Sense memory at the souq

Smells are evocative. For me, it began on the plane with the unidentified but specific smell I associate with the Middle East, particularly the souqs. The scenery traveling from Cairo airport to Giza was quintessentially Arabic too, although I was too tired to take much in yesterday evening.

This evening, sat sipping mint tea after a wander around Khan al-Kalili souq I was struck by the power of the senses to remind me of other places and times.  The setting sun and the dusty city coming to life on foot could be anywhere in the Arab world. Cairo by day is full of traffic and like nowhere else I've been, but when the sun went down and the mosque emptied, it was all people walking, buying from the street food vendors, greeting friends in the inimitable Arab style and bustling around.

The sound of traffic dying away, and the horns giving way to a hub-bub of voices, in a dialect of Arabic so unlike the Modern Standard Arabic I've started learning that I can't even follow the ritualized greetings. The call to prayer from the mosque in the square reminded me of the riad in Marrakech right by a minaret, and the 4am call. The inevitable sound of souvenir hawkers approaching the table we're sat at, selling everything from tissues to pashminas, from "Rolexes" to jewelry. The studied continuation of Indo-European language conversation as their sales pitches are ignored.

The taste of tooth-achingly sweet mint tea, drunk black with spoons of sugar added. Again, Morocco.

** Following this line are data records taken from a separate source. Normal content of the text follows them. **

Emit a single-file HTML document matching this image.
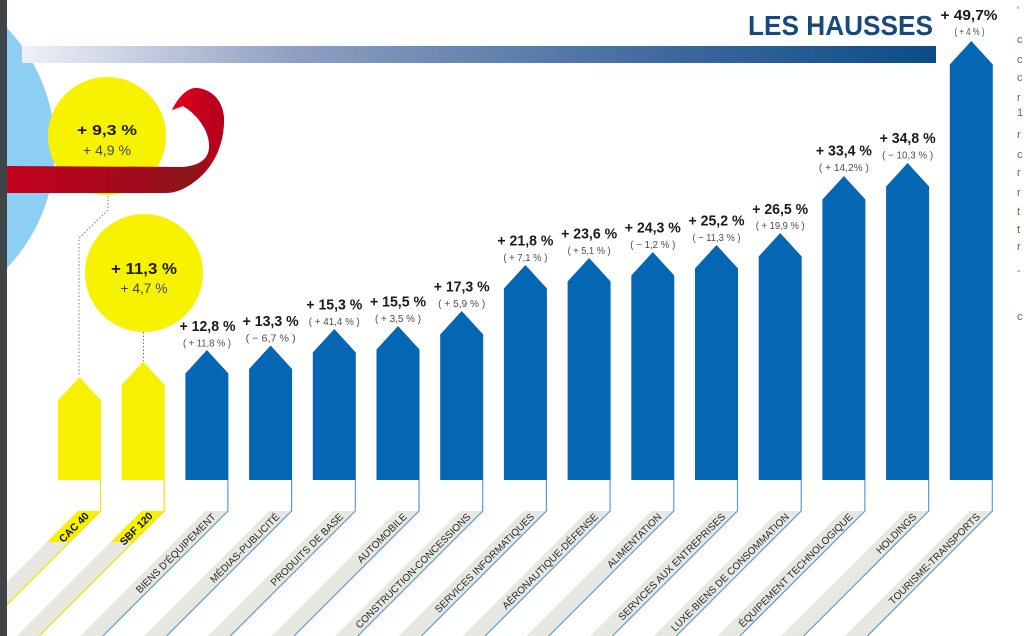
<!DOCTYPE html>
<html>
<head>
<meta charset="utf-8">
<style>
html,body{margin:0;padding:0;background:#fff;}
svg{display:block;}
text{font-family:"Liberation Sans",sans-serif;}
.b{font-weight:bold;fill:#1a1a1a;font-size:14.5px;text-anchor:middle;}
.s{fill:#4d4d4d;font-size:10px;text-anchor:middle;}
.lb{fill:#262626;font-size:10px;text-anchor:end;}
.lk{fill:#111;font-size:10.5px;font-weight:bold;text-anchor:end;}
.band{fill:#e9e7e2;}
.ln{fill:none;stroke:#5b9bd5;stroke-width:1.2;}
.lny{fill:none;stroke:#efe300;stroke-width:1.2;}
.bar{fill:#0567b3;}
.ybar{fill:#f7f000;}
.rc{fill:#8a5a2e;font-size:11px;}
</style>
</head>
<body>
<svg width="1024" height="636" viewBox="0 0 1024 636" xmlns="http://www.w3.org/2000/svg">
<defs>
<linearGradient id="tg" x1="0" y1="0" x2="1" y2="0">
<stop offset="0" stop-color="#f0f1f7"/>
<stop offset="0.3" stop-color="#8e9fc1"/>
<stop offset="0.7" stop-color="#3e6a9f"/>
<stop offset="1" stop-color="#0c4c86"/>
</linearGradient>
<linearGradient id="rg" x1="0" y1="0" x2="1" y2="0">
<stop offset="0" stop-color="#c4001f"/>
<stop offset="0.6" stop-color="#a00a1c"/>
<stop offset="0.85" stop-color="#8c1519"/>
<stop offset="1" stop-color="#c8001e"/>
</linearGradient>
<linearGradient id="lg" x1="0" y1="0" x2="1" y2="0">
<stop offset="0" stop-color="#e4001d"/>
<stop offset="1" stop-color="#b0001c"/>
</linearGradient>
</defs>

<circle cx="-119" cy="148" r="174" fill="#8dcff2"/>

<rect x="22" y="46" width="914" height="17" fill="url(#tg)"/>
<text x="748" y="35" font-size="27.5" font-weight="bold" fill="#17497d" textLength="185" lengthAdjust="spacingAndGlyphs">LES HAUSSES</text>

<circle cx="107" cy="136" r="59" fill="#f7f200"/>
<circle cx="144" cy="273" r="59" fill="#f7f200"/>

<path d="M7,166 L182,167 C198,166 208,160 209,148 C210,132 198,115 183,106 L172,110 C178,98 186,89 195,88 C210,88 224,100 224,120 C224,150 210,172 190,185 C182,190 175,193 165,193 L7,193 Z" fill="url(#rg)"/>
<path d="M183,106 L172,110 C178,98 186,89 195,88 C210,88 224,100 224,120 C224,135 220,145 214,155 C212,135 200,116 183,106 Z" fill="url(#lg)"/>

<text x="107" y="135" font-size="15" font-weight="bold" fill="#1a1a1a" text-anchor="middle" textLength="60" lengthAdjust="spacingAndGlyphs">+ 9,3 %</text>
<text x="107" y="155" font-size="13.5" fill="#444" text-anchor="middle" textLength="48" lengthAdjust="spacingAndGlyphs">+ 4,9 %</text>
<text x="144" y="274" font-size="16" font-weight="bold" fill="#1a1a1a" text-anchor="middle" textLength="66" lengthAdjust="spacingAndGlyphs">+ 11,3 %</text>
<text x="144" y="293" font-size="13.5" fill="#444" text-anchor="middle" textLength="47" lengthAdjust="spacingAndGlyphs">+ 4,7 %</text>

<polyline points="108,196 108,210 79,238 79,376" fill="none" stroke="#777" stroke-width="1" stroke-dasharray="1.5,2"/>
<line x1="143.5" y1="332" x2="143.5" y2="361" stroke="#777" stroke-width="1" stroke-dasharray="1.5,2"/>

<g transform="translate(101,0)"><polygon class="band" points="-23,511 0,511 -125,636 -148,636"/><polygon fill="#f7f000" points="-23,511 0,511 -31,542 -54,542"/><polyline class="lny" points="-0.5,480 -0.5,511 -125.5,636"/><g transform="translate(0,511) rotate(-45)"><text class="lk" x="-12" y="-4">CAC 40</text></g></g>
<g transform="translate(164.7,0)"><polygon class="band" points="-23,511 0,511 -125,636 -148,636"/><polygon fill="#f7f000" points="-23,511 0,511 -31,542 -54,542"/><polyline class="lny" points="-0.5,480 -0.5,511 -125.5,636"/><g transform="translate(0,511) rotate(-45)"><text class="lk" x="-12" y="-4">SBF 120</text></g></g>
<g transform="translate(228.4,0)"><polygon class="band" points="-23,511 0,511 -125,636 -148,636"/><polyline class="ln" points="-0.5,480 -0.5,511 -125.5,636"/><g transform="translate(0,511) rotate(-45)"><text class="lb" x="-13" y="-4">BIENS D'ÉQUIPEMENT</text></g></g>
<g transform="translate(292.1,0)"><polygon class="band" points="-23,511 0,511 -125,636 -148,636"/><polyline class="ln" points="-0.5,480 -0.5,511 -125.5,636"/><g transform="translate(0,511) rotate(-45)"><text class="lb" x="-13" y="-4">MÉDIAS-PUBLICITÉ</text></g></g>
<g transform="translate(355.8,0)"><polygon class="band" points="-23,511 0,511 -125,636 -148,636"/><polyline class="ln" points="-0.5,480 -0.5,511 -125.5,636"/><g transform="translate(0,511) rotate(-45)"><text class="lb" x="-13" y="-4">PRODUITS DE BASE</text></g></g>
<g transform="translate(419.5,0)"><polygon class="band" points="-23,511 0,511 -125,636 -148,636"/><polyline class="ln" points="-0.5,480 -0.5,511 -125.5,636"/><g transform="translate(0,511) rotate(-45)"><text class="lb" x="-13" y="-4">AUTOMOBILE</text></g></g>
<g transform="translate(483.2,0)"><polygon class="band" points="-23,511 0,511 -125,636 -148,636"/><polyline class="ln" points="-0.5,480 -0.5,511 -125.5,636"/><g transform="translate(0,511) rotate(-45)"><text class="lb" x="-13" y="-4">CONSTRUCTION-CONCESSIONS</text></g></g>
<g transform="translate(546.9,0)"><polygon class="band" points="-23,511 0,511 -125,636 -148,636"/><polyline class="ln" points="-0.5,480 -0.5,511 -125.5,636"/><g transform="translate(0,511) rotate(-45)"><text class="lb" x="-13" y="-4">SERVICES INFORMATIQUES</text></g></g>
<g transform="translate(610.6,0)"><polygon class="band" points="-23,511 0,511 -125,636 -148,636"/><polyline class="ln" points="-0.5,480 -0.5,511 -125.5,636"/><g transform="translate(0,511) rotate(-45)"><text class="lb" x="-13" y="-4">AÉRONAUTIQUE-DÉFENSE</text></g></g>
<g transform="translate(674.3,0)"><polygon class="band" points="-23,511 0,511 -125,636 -148,636"/><polyline class="ln" points="-0.5,480 -0.5,511 -125.5,636"/><g transform="translate(0,511) rotate(-45)"><text class="lb" x="-13" y="-4">ALIMENTATION</text></g></g>
<g transform="translate(738,0)"><polygon class="band" points="-23,511 0,511 -125,636 -148,636"/><polyline class="ln" points="-0.5,480 -0.5,511 -125.5,636"/><g transform="translate(0,511) rotate(-45)"><text class="lb" x="-13" y="-4">SERVICES AUX ENTREPRISES</text></g></g>
<g transform="translate(801.7,0)"><polygon class="band" points="-23,511 0,511 -125,636 -148,636"/><polyline class="ln" points="-0.5,480 -0.5,511 -125.5,636"/><g transform="translate(0,511) rotate(-45)"><text class="lb" x="-13" y="-4">LUXE-BIENS DE CONSOMMATION</text></g></g>
<g transform="translate(865.4,0)"><polygon class="band" points="-23,511 0,511 -125,636 -148,636"/><polyline class="ln" points="-0.5,480 -0.5,511 -125.5,636"/><g transform="translate(0,511) rotate(-45)"><text class="lb" x="-13" y="-4">ÉQUIPEMENT TECHNOLOGIQUE</text></g></g>
<g transform="translate(929.1,0)"><polygon class="band" points="-23,511 0,511 -125,636 -148,636"/><polyline class="ln" points="-0.5,480 -0.5,511 -125.5,636"/><g transform="translate(0,511) rotate(-45)"><text class="lb" x="-13" y="-4">HOLDINGS</text></g></g>
<g transform="translate(992.8,0)"><polygon class="band" points="-23,511 0,511 -125,636 -148,636"/><polyline class="ln" points="-0.5,480 -0.5,511 -125.5,636"/><g transform="translate(0,511) rotate(-45)"><text class="lb" x="-13" y="-4">TOURISME-TRANSPORTS</text></g></g>

<polygon class="ybar" points="58,480 58,400.5 79.5,377 101,400.5 101,480"/>
<polygon class="ybar" points="121.7,480 121.7,385 143.2,361.5 164.7,385 164.7,480"/>
<polygon class="bar" points="185.4,480 185.4,373.5 206.9,350 228.4,373.5 228.4,480"/>
<polygon class="bar" points="249.1,480 249.1,369 270.6,345.5 292.1,369 292.1,480"/>
<polygon class="bar" points="312.8,480 312.8,352.5 334.3,329 355.8,352.5 355.8,480"/>
<polygon class="bar" points="376.5,480 376.5,349.5 398,326 419.5,349.5 419.5,480"/>
<polygon class="bar" points="440.2,480 440.2,334.5 461.7,311 483.2,334.5 483.2,480"/>
<polygon class="bar" points="503.9,480 503.9,288.5 525.4,265 546.9,288.5 546.9,480"/>
<polygon class="bar" points="567.6,480 567.6,281.5 589.1,258 610.6,281.5 610.6,480"/>
<polygon class="bar" points="631.3,480 631.3,275.5 652.8,252 674.3,275.5 674.3,480"/>
<polygon class="bar" points="695,480 695,268.5 716.5,245 738,268.5 738,480"/>
<polygon class="bar" points="758.7,480 758.7,256.5 780.2,233 801.7,256.5 801.7,480"/>
<polygon class="bar" points="822.4,480 822.4,199.5 843.9,176 865.4,199.5 865.4,480"/>
<polygon class="bar" points="886.1,480 886.1,186.5 907.6,163 929.1,186.5 929.1,480"/>
<polygon class="bar" points="949.8,480 949.8,64.5 971.3,41 992.8,64.5 992.8,480"/>

<text class="b" x="207.5" y="331" textLength="56" lengthAdjust="spacingAndGlyphs">+ 12,8 %</text>
<text class="s" x="207" y="346.5" textLength="48" lengthAdjust="spacingAndGlyphs">( + 11,8 % )</text>
<text class="b" x="270.6" y="326" textLength="56" lengthAdjust="spacingAndGlyphs">+ 13,3 %</text>
<text class="s" x="270.6" y="341.5" textLength="50" lengthAdjust="spacingAndGlyphs">( − 6,7 % )</text>
<text class="b" x="334.3" y="309.5" textLength="56" lengthAdjust="spacingAndGlyphs">+ 15,3 %</text>
<text class="s" x="334.3" y="325" textLength="51" lengthAdjust="spacingAndGlyphs">( + 41,4 % )</text>
<text class="b" x="398" y="306.5" textLength="56" lengthAdjust="spacingAndGlyphs">+ 15,5 %</text>
<text class="s" x="398" y="322" textLength="46" lengthAdjust="spacingAndGlyphs">( + 3,5 % )</text>
<text class="b" x="461.7" y="291.5" textLength="56" lengthAdjust="spacingAndGlyphs">+ 17,3 %</text>
<text class="s" x="461.7" y="307" textLength="47" lengthAdjust="spacingAndGlyphs">( + 5,9 % )</text>
<text class="b" x="525.4" y="245.5" textLength="56" lengthAdjust="spacingAndGlyphs">+ 21,8 %</text>
<text class="s" x="525.4" y="261" textLength="44" lengthAdjust="spacingAndGlyphs">( + 7,1 % )</text>
<text class="b" x="589.1" y="238.5" textLength="56" lengthAdjust="spacingAndGlyphs">+ 23,6 %</text>
<text class="s" x="589.1" y="254" textLength="43" lengthAdjust="spacingAndGlyphs">( + 5,1 % )</text>
<text class="b" x="652.8" y="232.5" textLength="56" lengthAdjust="spacingAndGlyphs">+ 24,3 %</text>
<text class="s" x="652.8" y="248" textLength="45" lengthAdjust="spacingAndGlyphs">( − 1,2 % )</text>
<text class="b" x="716.5" y="225.5" textLength="56" lengthAdjust="spacingAndGlyphs">+ 25,2 %</text>
<text class="s" x="716.5" y="241" textLength="48" lengthAdjust="spacingAndGlyphs">( − 11,3 % )</text>
<text class="b" x="780.2" y="214" textLength="56" lengthAdjust="spacingAndGlyphs">+ 26,5 %</text>
<text class="s" x="780.2" y="229" textLength="49" lengthAdjust="spacingAndGlyphs">( + 19,9 % )</text>
<text class="b" x="843.9" y="155.5" textLength="56" lengthAdjust="spacingAndGlyphs">+ 33,4 %</text>
<text class="s" x="843.9" y="171" textLength="50" lengthAdjust="spacingAndGlyphs">( + 14,2% )</text>
<text class="b" x="907.6" y="143" textLength="56" lengthAdjust="spacingAndGlyphs">+ 34,8 %</text>
<text class="s" x="907.6" y="158.5" textLength="51" lengthAdjust="spacingAndGlyphs">( − 10,3 % )</text>
<text class="b" x="969" y="20" textLength="57" lengthAdjust="spacingAndGlyphs">+ 49,7%</text>
<text class="s" x="969.5" y="35" textLength="30" lengthAdjust="spacingAndGlyphs">( + 4 % )</text>

<text class="rc" x="1017" y="14">'</text>
<text class="rc" x="1017" y="43">c</text>
<text class="rc" x="1017" y="63">c</text>
<text class="rc" x="1017" y="81">c</text>
<text class="rc" x="1017" y="101">r</text>
<text class="rc" x="1017" y="116">1</text>
<text class="rc" x="1017" y="138">r</text>
<text class="rc" x="1017" y="158">c</text>
<text class="rc" x="1017" y="176">r</text>
<text class="rc" x="1017" y="196">r</text>
<text class="rc" x="1017" y="215">t</text>
<text class="rc" x="1017" y="233">t</text>
<text class="rc" x="1017" y="250">r</text>
<text class="rc" x="1017" y="274">-</text>
<text class="rc" x="1017" y="320">c</text>

<rect x="0" y="0" width="7" height="636" fill="#3f4447"/>
</svg>
</body>
</html>
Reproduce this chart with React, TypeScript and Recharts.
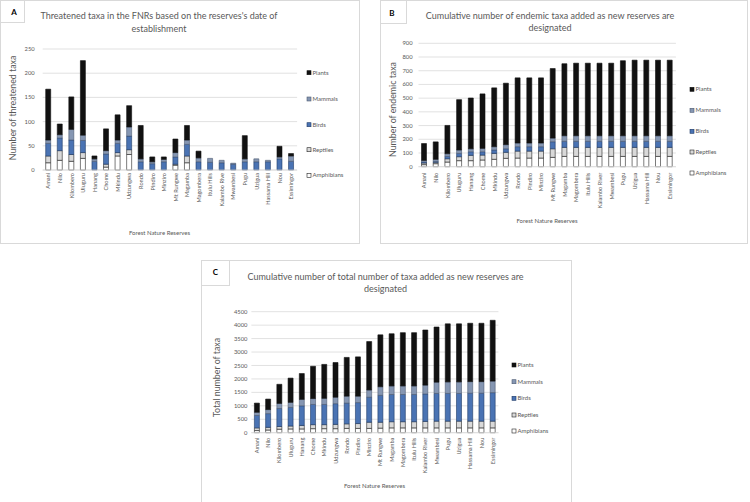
import React from 'react';
import { BarChart, Bar, XAxis, YAxis, CartesianGrid } from 'recharts';

// ---------- categories ----------
const reserves = ["Amani", "Nilo", "Kilombero", "Uluguru", "Hanang", "Chome", "Mkindu", "Udzungwa", "Rondo", "Pindiro", "Minziro", "Mt Rungwe", "Magamba", "Magombera", "Itulu Hills", "Kalambo River", "Mwambesi", "Pugu", "Uzigua", "Hassama Hill", "Nou", "Essimingor"];
const reservesA = ["Amani", "Nilo", "Kilombero", "Uluguru", "Hanang", "Chome", "Mkindu", "Udzungwa", "Rondo", "Pindiro", "Minziro", "Mt Rungwe", "Magamba", "Magombera", "Itulu Hills", "Kalambo Rive", "Mwambesi", "Pugu", "Uzigua", "Hassama Hill", "Nou", "Essimingor"];

const seriesNames = ["Amphibians", "Reptiles", "Birds", "Mammals", "Plants"];

// ---------- Panel A: threatened taxa ----------
const amphA = [15, 20, 18, 24, 0, 6, 29, 32, 0, 0, 0, 10, 15, 0, 0, 0, 0, 0, 0, 0, 0, 0];
const reptA = [14, 20, 14, 12, 0, 6, 7, 10, 0, 0, 0, 2, 14, 0, 0, 0, 0, 0, 0, 0, 0, 0];
const birdA = [26, 26, 30, 25, 18, 21, 19, 28, 17, 13, 17, 15, 24, 17, 16, 15, 12, 17, 17, 17, 23, 18];
const mammA = [7, 7, 22, 11, 5, 7, 7, 19, 6, 4, 5, 9, 9, 8, 8, 5, 2, 6, 6, 3, 4, 11];
const plantA = [105, 22, 67, 154, 6, 45, 52, 44, 69, 10, 5, 28, 30, 14, 0, 0, 0, 48, 0, 0, 22, 5];
const ticksA = [0, 50, 100, 150, 200, 250];

// ---------- Panel B: cumulative endemic taxa ----------
const amphB = [15, 22, 34, 44, 44, 49, 54, 61, 63, 63, 63, 68, 75, 75, 75, 75, 75, 75, 75, 75, 75, 75];
const reptB = [12, 10, 24, 29, 39, 36, 43, 44, 51, 51, 51, 63, 66, 66, 66, 66, 66, 66, 66, 66, 66, 66];
const birdB = [7, 7, 17, 24, 26, 24, 25, 26, 32, 32, 32, 51, 44, 44, 44, 44, 44, 44, 44, 44, 44, 44];
const mammB = [12, 15, 20, 25, 22, 25, 24, 30, 27, 27, 27, 27, 41, 41, 41, 41, 41, 41, 41, 41, 41, 41];
const plantB = [123, 127, 206, 367, 370, 397, 429, 448, 475, 475, 475, 507, 525, 529, 529, 529, 529, 547, 551, 551, 551, 551];
const ticksB = [0, 100, 200, 300, 400, 500, 600, 700, 800, 900];

// ---------- Panel C: cumulative total taxa ----------
const amphC = [80, 100, 130, 140, 140, 150, 150, 150, 160, 160, 160, 170, 180, 180, 180, 180, 180, 180, 180, 180, 180, 180];
const reptC = [100, 100, 100, 110, 130, 150, 150, 160, 170, 180, 230, 220, 230, 230, 230, 240, 250, 250, 250, 250, 250, 250];
const birdC = [460, 510, 670, 690, 730, 750, 750, 770, 770, 780, 930, 1000, 1010, 1010, 1010, 1020, 1030, 1030, 1030, 1040, 1040, 1060];
const mammC = [120, 150, 190, 190, 240, 220, 230, 240, 260, 240, 270, 320, 320, 320, 320, 330, 420, 430, 430, 430, 430, 430];
const plantC = [340, 390, 710, 900, 960, 1200, 1260, 1290, 1440, 1460, 1800, 1930, 1940, 1980, 1980, 2050, 2050, 2160, 2160, 2170, 2170, 2260];
const ticksC = [0, 500, 1000, 1500, 2000, 2500, 3000, 3500, 4000, 4500];

// ---------- styles ----------
const FONT = 'Lato, "Liberation Sans", sans-serif';
const TEXT = '#595959';
const GRID = '#d9d9d9';
const fills: Record<string, string> = { Amphibians: '#ffffff', Reptiles: '#d9d9d9', Birds: '#4a73b3', Mammals: '#8596b2', Plants: '#111111' };
const strokes: Record<string, string> = { Amphibians: '#222222', Reptiles: '#222222', Birds: '#1f3a66', Mammals: '#4d5b72', Plants: '#111111' };

const buildRows = (names: string[], a: number[], r: number[], b: number[], m: number[], p: number[]) =>
  names.map((name, i) => ({ name, Amphibians: a[i], Reptiles: r[i], Birds: b[i], Mammals: m[i], Plants: p[i] }));

const rowsA = buildRows(reservesA, amphA, reptA, birdA, mammA, plantA);
const rowsB = buildRows(reserves, amphB, reptB, birdB, mammB, plantB);
const rowsC = buildRows(reserves, amphC, reptC, birdC, mammC, plantC);

const XTick = (props: any) => {
  const { x, y, payload } = props;
  return (
    <text x={x} y={y} transform={`rotate(-90 ${x} ${y})`} textAnchor="end" dy="0.35em"
      fontSize={5.6} fill={TEXT} fontFamily={FONT}>{payload.value}</text>
  );
};

type Cfg = {
  key: string;
  letter: string;
  box: { x: number; y: number; w: number; h: number };
  letterBox: { w: number; h: number; cx: number; by: number };
  plot: { l: number; r: number; t: number; b: number };
  ticks: number[];
  rows: any[];
  yGap: number;
  xGap: number;
  title: string[];
  titleCx: number;
  titleY: number[];
  yLabel: string;
  yLabelX: number;
  yLabelCy: number;
  xTitleCx: number;
  xTitleY: number;
  legX: number;
  legY: number[];
};

const panels: Cfg[] = [
  {
    key: 'A', letter: 'A', box: { x: 0, y: 0, w: 360, h: 244 }, letterBox: { w: 24, h: 22, cx: 14, by: 15 },
    plot: { l: 42.7, r: 297.1, t: 49, b: 170 }, ticks: ticksA, rows: rowsA, yGap: 8, xGap: 3,
    title: ["Threatened taxa in the FNRs based on the reserves's date of", 'establishment'], titleCx: 159, titleY: [19, 31.5],
    yLabel: 'Number of threatened taxa', yLabelX: 16, yLabelCy: 108,
    xTitleCx: 159.5, xTitleY: 235, legX: 307, legY: [72.7, 99, 124.7, 149.7, 175.3],
  },
  {
    key: 'B', letter: 'B', box: { x: 380, y: 0, w: 368, h: 244 }, letterBox: { w: 26, h: 23, cx: 392, by: 16 },
    plot: { l: 418.5, r: 675.9, t: 43.3, b: 166.7 }, ticks: ticksB, rows: rowsB, yGap: 6, xGap: 6,
    title: ['Cumulative number of endemic taxa added as new reserves are', 'designated'], titleCx: 550, titleY: [19, 30.5],
    yLabel: 'Number of endemic taxa', yLabelX: 396, yLabelCy: 109.5,
    xTitleCx: 547, xTitleY: 223, legX: 690, legY: [89.3, 110.3, 131.3, 152, 173],
  },
  {
    key: 'C', letter: 'C', box: { x: 201, y: 260, w: 371, h: 244 }, letterBox: { w: 28, h: 25, cx: 215.5, by: 275 },
    plot: { l: 251.4, r: 498.4, t: 311.7, b: 432.7 }, ticks: ticksC, rows: rowsC, yGap: 4, xGap: 5,
    title: ['Cumulative number of total number of taxa added as new reserves are', 'designated'], titleCx: 385.5, titleY: [280, 291.5],
    yLabel: 'Total number of taxa', yLabelX: 219.7, yLabelCy: 377.5,
    xTitleCx: 374.5, xTitleY: 487.5, legX: 512, legY: [365, 381.7, 398.3, 415, 431],
  },
];

const legendOrder = ['Plants', 'Mammals', 'Birds', 'Reptiles', 'Amphibians'];

function PanelChart({ c }: { c: Cfg }) {
  const { box, plot } = c;
  const max = c.ticks[c.ticks.length - 1];
  return (
    <div style={{ position: 'absolute', left: box.x, top: box.y, width: box.w, height: box.h }}>
      <BarChart
        width={box.w}
        height={box.h}
        data={c.rows}
        margin={{ top: plot.t - box.y, right: box.x + box.w - plot.r, left: 0, bottom: 0 }}
        barSize={5}
      >
        <CartesianGrid vertical={false} stroke={GRID} strokeWidth={0.8} />
        <XAxis
          dataKey="name"
          interval={0}
          height={box.y + box.h - plot.b}
          tickLine={false}
          tickSize={0}
          tickMargin={c.xGap}
          axisLine={{ stroke: GRID, strokeWidth: 0.8 }}
          tick={<XTick />}
        />
        <YAxis
          type="number"
          domain={[0, max]}
          ticks={c.ticks}
          interval={0}
          width={plot.l - box.x}
          tickLine={false}
          axisLine={false}
          tickSize={0}
          tickMargin={c.yGap}
          tick={{ fontSize: 5.8, fill: TEXT, fontFamily: FONT }}
        />
        {seriesNames.map((s) => (
          <Bar key={s} dataKey={s} stackId="s" fill={fills[s]} stroke={strokes[s]} strokeWidth={0.6} isAnimationActive={false} />
        ))}
      </BarChart>
    </div>
  );
}

function Overlay() {
  return (
    <svg width={750} height={502} style={{ position: 'absolute', left: 0, top: 0, pointerEvents: 'none' }}>
      {panels.map((c) => (
        <g key={c.key} fontFamily={FONT}>
          <rect x={c.box.x + 0.5} y={c.box.y + 0.5} width={c.box.w - 1} height={c.box.h - 1} fill="none" stroke={GRID} strokeWidth={1} />
          <rect x={c.box.x + 0.5} y={c.box.y + 0.5} width={c.letterBox.w} height={c.letterBox.h} fill="#fff" stroke={GRID} strokeWidth={1} />
          <text x={c.letterBox.cx} y={c.letterBox.by} textAnchor="middle" fontSize={8} fontWeight="bold" fill="#000">{c.letter}</text>
          {c.title.map((t, i) => (
            <text key={i} x={c.titleCx} y={c.titleY[i]} textAnchor="middle" fontSize={9} fill={TEXT}>{t}</text>
          ))}
          <text x={c.yLabelX} y={c.yLabelCy} transform={`rotate(-90 ${c.yLabelX} ${c.yLabelCy})`} textAnchor="middle" fontSize={8.8} fill={TEXT}>{c.yLabel}</text>
          <text x={c.xTitleCx} y={c.xTitleY} textAnchor="middle" fontSize={6} fill={TEXT}>Forest Nature Reserves</text>
          {legendOrder.map((s, i) => (
            <g key={s}>
              <rect x={c.legX} y={c.legY[i] - 2} width={4} height={4} fill={fills[s]} stroke={strokes[s]} strokeWidth={0.6} />
              <text x={c.legX + 5.5} y={c.legY[i] + 2} fontSize={6} fill={TEXT}>{s}</text>
            </g>
          ))}
        </g>
      ))}
    </svg>
  );
}

export default function App() {
  return (
    <div style={{ position: 'absolute', left: 0, top: 0, width: 750, height: 502, background: '#fff', overflow: 'hidden' }}>
      {panels.map((c) => (
        <PanelChart key={c.key} c={c} />
      ))}
      <Overlay />
    </div>
  );
}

The smell of spices from the souq. The smell of sweetcorn charring over an open brazier. The gentle scent of mint from the tea. The subtle underlying whiff on the breeze of incense burning. And pervading it all, the unmistakable smell of shisha pipes, of tobacco laced with fruit smoke. All these are are the smells I love, reminding me mostly of many happy hours in Muscat, in the old souq haggling over pashminas, or sat in a local cafe eating mezze and drinking avocado juice, or sat in the desert with some locals, sharing a barbeque of local dishes and conversation.

For all that there are similarities, there are differences. The language. The stall owners are more practiced at flattering in English. The city is so much bigger, but also very densely packed with people. These make it far and away the least laid back city after London and New York. "In'shallah" its not much in evidence here!